On 1 September 2006, Saint FM from Saint Helena was added to KTV and on FM radio. Ahead of its launch, it had received letters from the island's diaspora in the Falklands. Its line-up was changed to accommodate timezone differences between territories.

In September 2010, it announced that it would set up a local television station, Falkland Islands Television, alongside Stanley Services.
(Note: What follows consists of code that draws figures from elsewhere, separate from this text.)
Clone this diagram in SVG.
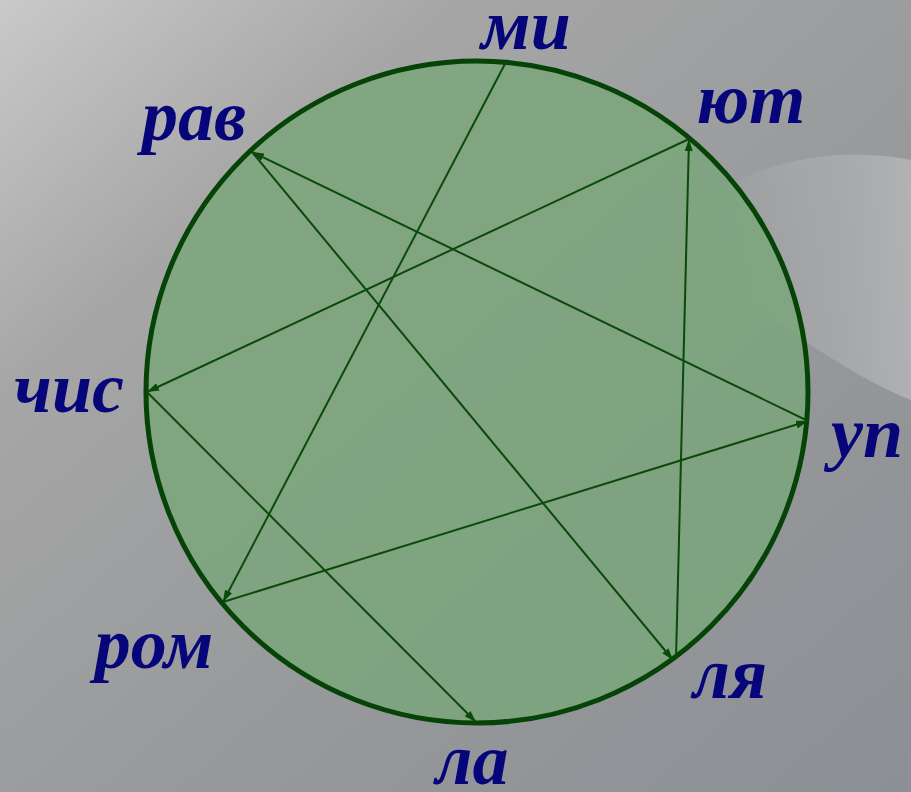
<svg xmlns="http://www.w3.org/2000/svg" width="911" height="792" viewBox="0 0 911 792">
<defs>
<linearGradient id="bg" x1="0" y1="0" x2="1" y2="1">
<stop offset="0" stop-color="#c9c9c9"/>
<stop offset="0.25" stop-color="#a6a6a6"/>
<stop offset="0.6" stop-color="#97999b"/>
<stop offset="1" stop-color="#8c8f95"/>
</linearGradient>
<linearGradient id="swoosh" x1="0" y1="0" x2="1" y2="0">
<stop offset="0" stop-color="#c8c8c8" stop-opacity="0"/>
<stop offset="0.6" stop-color="#b8b9bb" stop-opacity="0.45"/>
<stop offset="1" stop-color="#c2c3c5" stop-opacity="0.6"/>
</linearGradient>
<marker id="ah" viewBox="0 0 12 8" refX="12" refY="4" markerWidth="12" markerHeight="8" markerUnits="userSpaceOnUse" orient="auto">
<path d="M0,0 L12,4 L0,8 z" fill="#0b4a0b"/>
</marker>
<style>
.lbl{font-family:"Liberation Serif","DejaVu Serif",serif;font-style:italic;font-weight:bold;font-size:72px;fill:#06067a;text-anchor:middle}
.edge{stroke:#0b4a0b;stroke-width:2;fill:none;marker-end:url(#ah)}
</style>
</defs>
<rect width="911" height="792" fill="url(#bg)"/>
<path d="M720,190 C790,150 860,150 911,160 L911,400 C860,380 800,340 720,280 z" fill="url(#swoosh)"/>
<g id="circle">
<circle cx="477" cy="392" r="331" fill="#7aa67a" fill-opacity="0.82" stroke="#064306" stroke-width="5"/>
</g>
<g id="connectors">
<line class="edge" x1="506" y1="62" x2="223" y2="602"/>
<line class="edge" x1="223" y1="602" x2="808" y2="421"/>
<line class="edge" x1="808" y1="421" x2="252" y2="152"/>
<line class="edge" x1="252" y1="152" x2="673" y2="660"/>
<line class="edge" x1="676" y1="659" x2="689" y2="139"/>
<line class="edge" x1="689" y1="139" x2="147" y2="392"/>
<line class="edge" x1="147" y1="392" x2="476" y2="722"/>
</g>
<g id="n-mi"><text class="lbl" x="526" y="49">ми</text></g>
<g id="n-rav"><text class="lbl" x="194" y="140">рав</text></g>
<g id="n-yut"><text class="lbl" x="751" y="123">ют</text></g>
<g id="n-chis"><text class="lbl" x="69" y="412">чис</text></g>
<g id="n-up"><text class="lbl" x="867" y="457">уп</text></g>
<g id="n-rom"><text class="lbl" x="154" y="668">ром</text></g>
<g id="n-lya"><text class="lbl" x="730" y="698">ля</text></g>
<g id="n-la"><text class="lbl" x="472" y="784">ла</text></g>
</svg>
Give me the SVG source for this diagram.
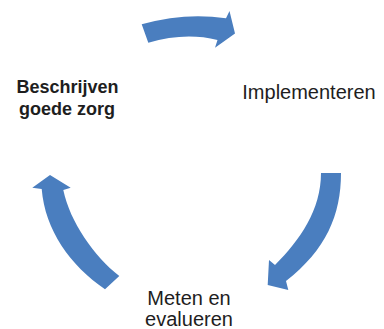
<svg xmlns="http://www.w3.org/2000/svg" width="384" height="329" viewBox="0 0 384 329">
  <style>
    .arrow { fill: #4A7EBF; stroke: none; }
    .label { font-family: "Liberation Sans", Arial, sans-serif; fill: #1e1e1e; text-anchor: middle; }
    .reg { font-size: 20px; }
    .bold { font-size: 18px; font-weight: bold; }
  </style>
  <rect width="384" height="329" fill="#ffffff"/>

  <!-- cycle arrows -->
  <g id="connectors">
    <path class="arrow" d="M 141.7,24.3 Q 185,12 226,18.3 L 229.5,11 L 235,33.5 L 215,47.7 L 217.5,40 Q 185,32 148.3,42.7 Z"/>
    <path class="arrow" d="M 321,173 L 341,173 C 341,215 326,250 286,281 L 288.3,290 L 267.7,285 L 269,260 L 275,265 C 300,240 321,210 321,173 Z"/>
    <path class="arrow" d="M 50,175 L 70.7,187.7 L 63.3,190 C 70,222 94,256 119.3,276 L 105,289.3 C 70,265 45,230 41.7,189 L 32.3,187.7 Z"/>
  </g>

  <g id="node-beschrijven">
    <text class="label bold" x="67.5" y="93.3">Beschrijven</text>
    <text class="label bold" x="67" y="115">goede zorg</text>
  </g>

  <g id="node-implementeren">
    <text class="label reg" x="309" y="99">Implementeren</text>
  </g>

  <g id="node-meten">
    <text class="label reg" x="189" y="305">Meten en</text>
    <text class="label reg" x="189" y="326">evalueren</text>
  </g>
</svg>
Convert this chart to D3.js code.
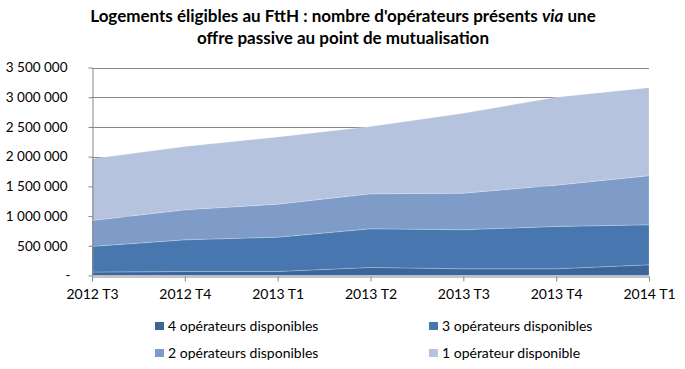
<!DOCTYPE html>
<html lang="fr">
  <head>
    <meta charset="utf-8" />
    <title>Logements éligibles au FttH</title>
    <script src="https://d3js.org/d3.v7.min.js"></script>
    <style>
      body { margin: 0; background: #fff; }
      text { font-family: Lato, "Open Sans", sans-serif; }
    </style>
  </head>
  <body>
    <div id="chart"></div>
    <script>
      // data
      const quarters = ["2012 T3", "2012 T4", "2013 T1", "2013 T2", "2013 T3", "2013 T4", "2014 T1"];
      const seriesNames = [
        "4 opérateurs disponibles",
        "3 opérateurs disponibles",
        "2 opérateurs disponibles",
        "1 opérateur disponible"
      ];
      const op4 = [57000, 67000, 68000, 135000, 113000, 113000, 180000];
      const op3 = [433000, 533000, 577000, 651000, 657000, 712000, 673000];
      const op2 = [435000, 505000, 555000, 589000, 615000, 695000, 827000];
      const op1 = [1038000, 1065000, 1130000, 1132000, 1345000, 1480000, 1480000];
      const yTicks = [0, 500000, 1000000, 1500000, 2000000, 2500000, 3000000, 3500000];
      const colors = ["#3d6598", "#4877b0", "#7f9cc8", "#b6c3de"];

      const cW = 685, cH = 369;
      const pLeft = 92, pRight = 649, pTop = 67.5, pBottom = 275.5;

      const svg = d3.select("#chart").append("svg")
        .attr("width", cW).attr("height", cH);

      const rows = quarters.map((q, i) => ({
        q, [seriesNames[0]]: op4[i], [seriesNames[1]]: op3[i],
        [seriesNames[2]]: op2[i], [seriesNames[3]]: op1[i]
      }));
      const stacked = d3.stack().keys(seriesNames)(rows);

      const x = d3.scalePoint().domain(quarters).range([pLeft, pRight]);
      const y = d3.scaleLinear().domain([0, 3500000]).range([pBottom, pTop]);

      //gridlines
      svg.append("g").selectAll("line")
        .data(yTicks.slice(1)).join("line")
        .attr("x1", pLeft).attr("x2", pRight)
        .attr("y1", d => Math.round(y(d)) + 0.5).attr("y2", d => Math.round(y(d)) + 0.5)
        .attr("stroke", "#878787").attr("stroke-width", 1);

      //areas
      const area = d3.area()
        .x(d => x(d.data.q))
        .y0(d => y(d[0]))
        .y1(d => y(d[1]));
      svg.append("g").selectAll("path")
        .data(stacked).join("path")
        .attr("d", area)
        .attr("fill", (d, i) => colors[i])
        .attr("stroke", "rgba(255,255,255,0.35)")
        .attr("stroke-width", 0.6);

      //y axis
      const fmt = v => v === 0 ? "-" : d3.format(",")(v).replace(/,/g, " ");
      const yAxis = svg.append("g")
        .attr("transform", `translate(${pLeft + 0.5},0)`)
        .call(d3.axisLeft(y).tickValues(yTicks).tickSize(4).tickSizeOuter(0).tickFormat(fmt));
      yAxis.select(".domain").attr("stroke", "#878787");
      yAxis.selectAll(".tick line").attr("stroke", "#878787");
      yAxis.selectAll(".tick text")
        .attr("x", -25).attr("fill", "#000")
        .style("font-size", "13.5px")
        .style("font-family", "Lato, sans-serif");
      yAxis.selectAll(".tick").filter(d => d === 0).select("text").attr("x", -22);

      //x axis
      const xAxis = svg.append("g")
        .attr("transform", `translate(0,${Math.round(pBottom) + 0.5})`)
        .call(d3.axisBottom(x).tickSize(5).tickSizeOuter(0));
      xAxis.select(".domain").attr("stroke", "#878787");
      xAxis.selectAll(".tick line").attr("stroke", "#878787");
      xAxis.selectAll(".tick text")
        .attr("y", 13).attr("fill", "#000")
        .style("font-size", "14px")
        .style("font-family", "Lato, sans-serif");

      //title
      const title = svg.append("text")
        .attr("text-anchor", "middle")
        .attr("font-weight", "bold")
        .style("font-size", "17px");
      const l1 = title.append("tspan").attr("x", 343).attr("y", 22);
      l1.append("tspan").text("Logements éligibles au FttH : nombre d'opérateurs présents ");
      l1.append("tspan").attr("font-style", "italic").text("via");
      l1.append("tspan").text(" une");
      title.append("tspan").attr("x", 343).attr("y", 44)
        .text("offre passive au point de mutualisation");

      //legend
      const legendPos = [[155, 322], [429, 322], [155, 349], [429, 349]];
      const legend = svg.append("g").selectAll("g")
        .data(seriesNames).join("g")
        .attr("transform", (d, i) => `translate(${legendPos[i][0]},${legendPos[i][1]})`);
      legend.append("rect")
        .attr("width", 9).attr("height", 8)
        .attr("fill", (d, i) => colors[i]);
      legend.append("text")
        .attr("x", 13).attr("y", 9)
        .style("font-size", "14px")
        .text(d => d);
    </script>
  </body>
</html>
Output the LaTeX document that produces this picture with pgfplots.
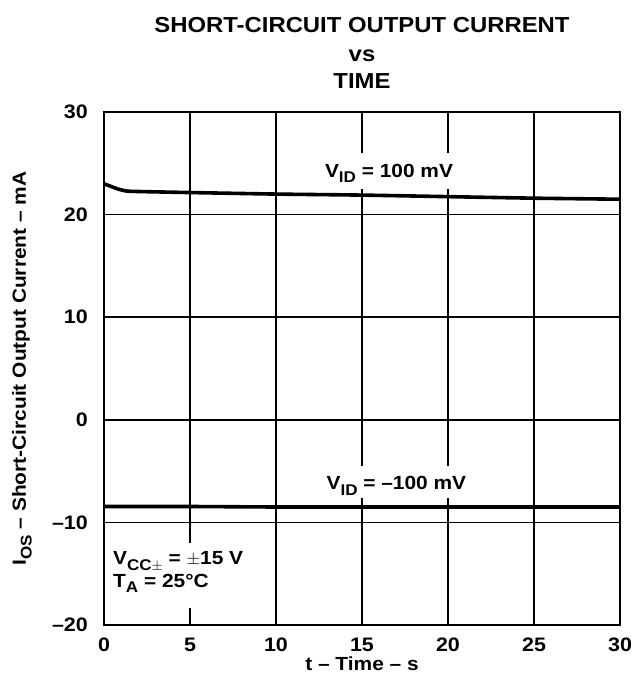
\documentclass[border=0pt]{standalone}
\usepackage{pgfplots}
\pgfplotsset{compat=1.18}
\usepackage{fontspec}
\setmainfont{Liberation Sans}[FakeStretch=1.1]
\newcommand\sub[1]{\raisebox{-0.3em}{\fontsize{15.5}{15.5}\selectfont #1}}
\begin{document}
\begin{tikzpicture}[x=1pt,y=1pt, every node/.style={font=\fontsize{19}{22}\selectfont\bfseries}]
\path[use as bounding box] (-104,-62) rectangle (530,625);
\begin{axis}[
  at={(0,0)}, anchor=south west,
  scale only axis, width=516pt, height=513pt,
  xmin=0, xmax=30, ymin=-20, ymax=30,
  xtick={0,5,...,30}, ytick={-20,-10,...,30},
  grid=major,
  major grid style={black, line width=1.6pt},
  axis line style={black, line width=2.8pt},
  major tick length=0pt,
  ticklabel style={font=\fontsize{19.5}{22}\selectfont\bfseries, inner sep=0pt},
  /pgf/number format/assume math mode=true,
  yticklabel={\ifdim\tick pt<0pt \textendash\pgfmathparse{-\tick}\pgfmathprintnumber[assume math mode=true]{\pgfmathresult}\else\pgfmathprintnumber[assume math mode=true]{\tick}\fi},
  xticklabel style={anchor=base, yshift=-26.5pt},
  yticklabel style={anchor=east, xshift=-16pt},
  clip=false,
]
\fill[white] (axis cs:12.4,22.45) rectangle (axis cs:20.9,26.0);
\fill[white] (axis cs:12.6,-4.5) rectangle (axis cs:21.6,-7.6);
\fill[white] (axis cs:0.15,-12.0) rectangle (axis cs:8.6,-18.3);
\node[anchor=base, inner sep=0pt] at (axis cs:16.57,23.66) {V\sub{ID} = 100 mV};
\node[anchor=base, inner sep=0pt] at (axis cs:17.0,-6.84) {V\sub{ID} = \textendash100 mV};
\node[anchor=base west, inner sep=0pt] at (axis cs:0.52,-14.15) {V\sub{CC$\pm$} = $\pm$15 V};
\node[anchor=base west, inner sep=0pt] at (axis cs:0.52,-16.3) {T\sub{A} = 25\textdegree C};
\addplot[black, line width=3.6pt, smooth, tension=0.4] coordinates {
(0,23.0) (0.4,22.75) (0.8,22.5) (1.3,22.3) (2,22.25) (5,22.15) (10,22.0) (15,21.9) (20,21.75) (25,21.6) (30,21.5)};
\addplot[black, line width=3.6pt] coordinates {
(0,-8.45) (5,-8.45) (10,-8.5) (15,-8.5) (20,-8.5) (25,-8.5) (30,-8.5)};
\end{axis}
\node[anchor=base, inner sep=0pt] at (258,-45) {t \textendash\ Time \textendash\ s};
\node[rotate=90] at (-82,256.5) {I\sub{OS} \textendash\ Short-Circuit Output Current \textendash\ mA};
\node[anchor=base, font=\fontsize{21.7}{24}\selectfont\bfseries] at (258,592) {SHORT-CIRCUIT OUTPUT CURRENT};
\node[anchor=base, font=\fontsize{21.7}{24}\selectfont\bfseries] at (258,563) {vs};
\node[anchor=base, font=\fontsize{21.7}{24}\selectfont\bfseries] at (258,536) {TIME};
\end{tikzpicture}
\end{document}
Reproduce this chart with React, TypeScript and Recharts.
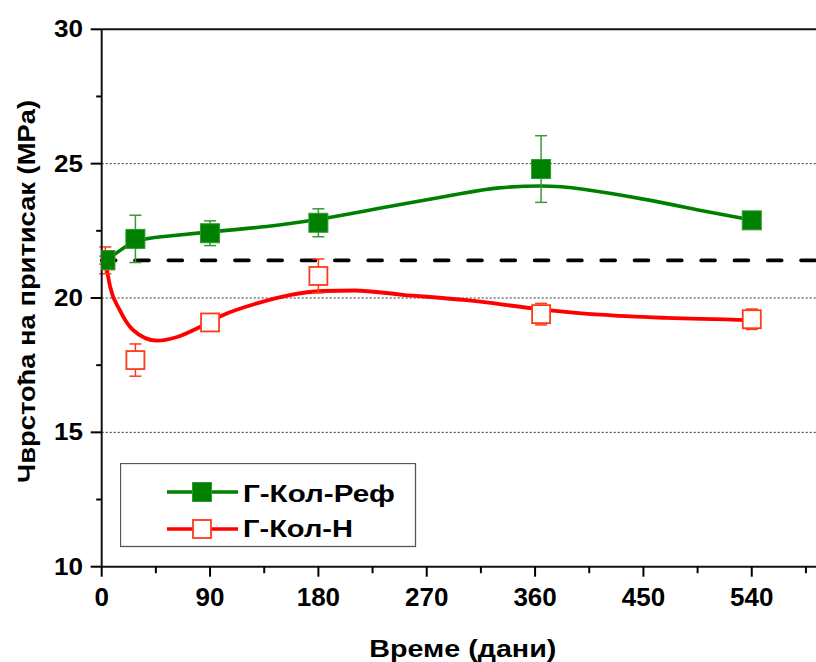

The company ceased operating in 2024.

== Channel listing ==

| Channels | Owner / Genre | Other details |
|---|---|---|
| Turner Classic Movies | Turner Broadcasting System Latin America | English language |
| Warner Channel | HBO Latin American Group | English language |
| Sky News | Sky | English language |
| AXN | HBO Latin America Group | English language |
| History Channel | HBO Latin American Group | English language |
| Sony Entertainment Television | HBO Latin American Group | English language |
| Investigation Discovery | Discovery Networks Latin America | English language |
| HBO | HBO Latin American Group | English language |
| Nickelodeon | MTV Networks Latin America | English language |
| Discovery Channel | Discovery Networks | English language |
| VH1 | MTV Networks Latin America | English language |
| Saint FM | Radio from Saint Helena | English language |
| Myriam's Country | Music | English language |
| National Geographic Channel | ESPN-Disney/ABC | English language |
| KTV Live Events | KTV | English language |
| ESPN2 Caribbean | ESPN-Disney/ABC | English language |
| ESPN Caribbean | ESPN-Disney/ABC | English language |
| NBA TV International | Turner Broadcasting System Latin America | English language |
| Fox Sports | ESPN-Disney/ABC | Spanish language |
| Fox Sports 2 | ESPN-Disney/ABC | Spanish language |
| Fox Sports 3 | ESPN-Disney/ABC | Spanish language |
| CNN International | Turner Broadcasting System Latin America | English language |
| BBC World News | BBC Worldwide | English language |
| BBC Entertainment | BBC Worldwide | English language |
| FOX News Channel | Fox Corporation | English language |
| BBC World Service on FM/MW | BBC Worldwide | English language |
| Falkland Islands Television (FITV) | Local programmes | English language |
| Canal 24 Horas | Televisión Nacional de Chile (Chilean Cable network) | Spanish language |
| TV Chile | Televisión Nacional de Chile (Chilean Cable network) | Spanish language |
| TruTV | Turner Broadcasting System Latin America | English language |
| TBS Comedy/Movies | Turner Broadcasting System Latin America | English language |
| TNT | Turner Broadcasting System Latin America | English language |
| TNT Series | Turner Broadcasting System Latin America | English language |
| Discovery Home & Health | Discovery Networks | English language |
| TLC | Discovery Networks | English language |
| Animal Planet | Discovery Networks | English language |
| CBeebies BBC | BBC Worldwide | English language |
| BBC | BBC Worldwide | English language |
| BBC Two (on SD) | BBC Worldwide | English language |
| Discovery Kids | Discovery Networks Latin America | English language |
| Living Free TV | FTA | English language |
| Falkland News 24 | FTA | English language |
| FIFA WC | 1998, 2002, 2006, 2010 and 2014 | Live Coverage |
| Al Jazeera |  |  |
| Boomerang |  |  |

== Other operations ==
KTV Ltd. operates Radio Nova, a rebroadcast service for BBC World Service, BBC World News, and Saint FM in association with the stations on FM, MW and DVB-T (Digital Terrestrial).

== Competitors ==
The only other broadcasters licensed to operate in the Falkland Islands are the local radio station FIRS and the British Forces Broadcasting Service (BFBS).